Is an AR-10 better than an AR-15 for beginners?
Not usually. Most beginners are better served by an AR-15 because recoil is lighter, ammunition is cheaper, and training volume can be higher for the same budget. AR-10 platforms make more sense when your primary goal is .308-class terminal performance or longer-range shooting.
What is the biggest difference between AR-15 and AR-10?
Scale and cartridge class. AR-15s are smaller, lighter rifles typically chambered in 5.56/.223. AR-10s are larger, heavier rifles built around full-power cartridges like .308/7.62x51. That change drives recoil, weight, cost, and effective mission envelope.
Is .308 too much recoil for a new shooter?

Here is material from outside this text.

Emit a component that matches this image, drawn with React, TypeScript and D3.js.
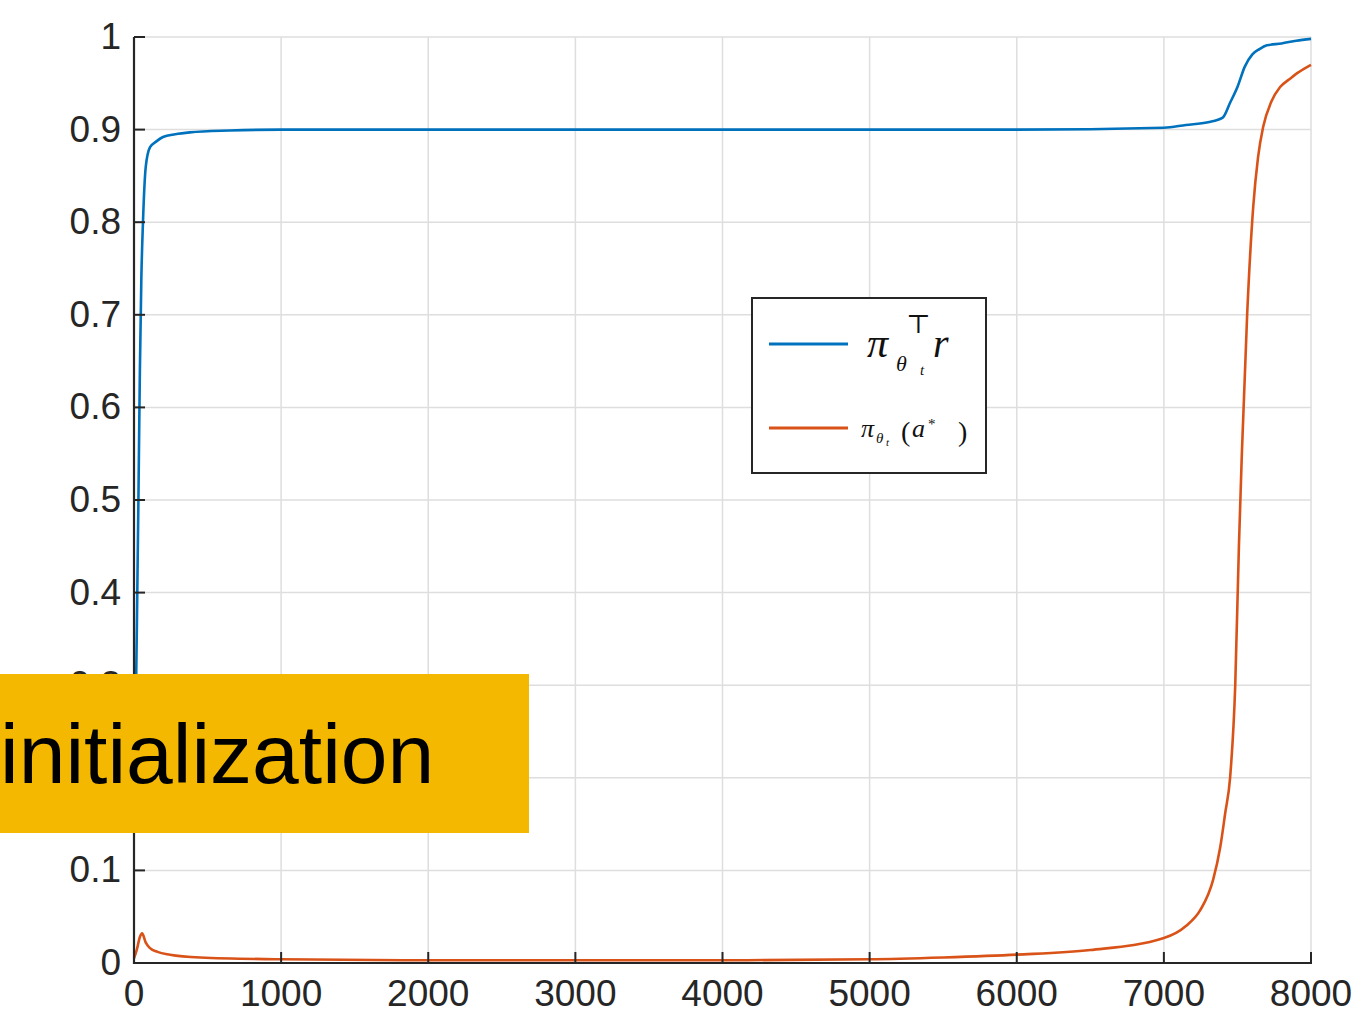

It is manageable, but it is a meaningful jump from 5.56. Newer shooters generally learn fundamentals faster with lower recoil, then transition to .308 once they can consistently manage sight picture, follow-through, and positional stability.
Can an AR-15 do what an AR-10 does?
Partially. AR-15s excel in lighter recoil, faster handling, and lower operating cost. AR-10 platforms generally retain more energy at distance and offer better performance on medium game and barrier-rich environments. They overlap in some roles, but they are not interchangeable.
What should I buy first if I only want one rifle?
For most first-time owners: AR-15 in 5.56. It gives the widest training and support ecosystem, lower total ownership cost, and easier handling. Move to an AR-10 class setup when your specific use case clearly requires .308-class ballistics.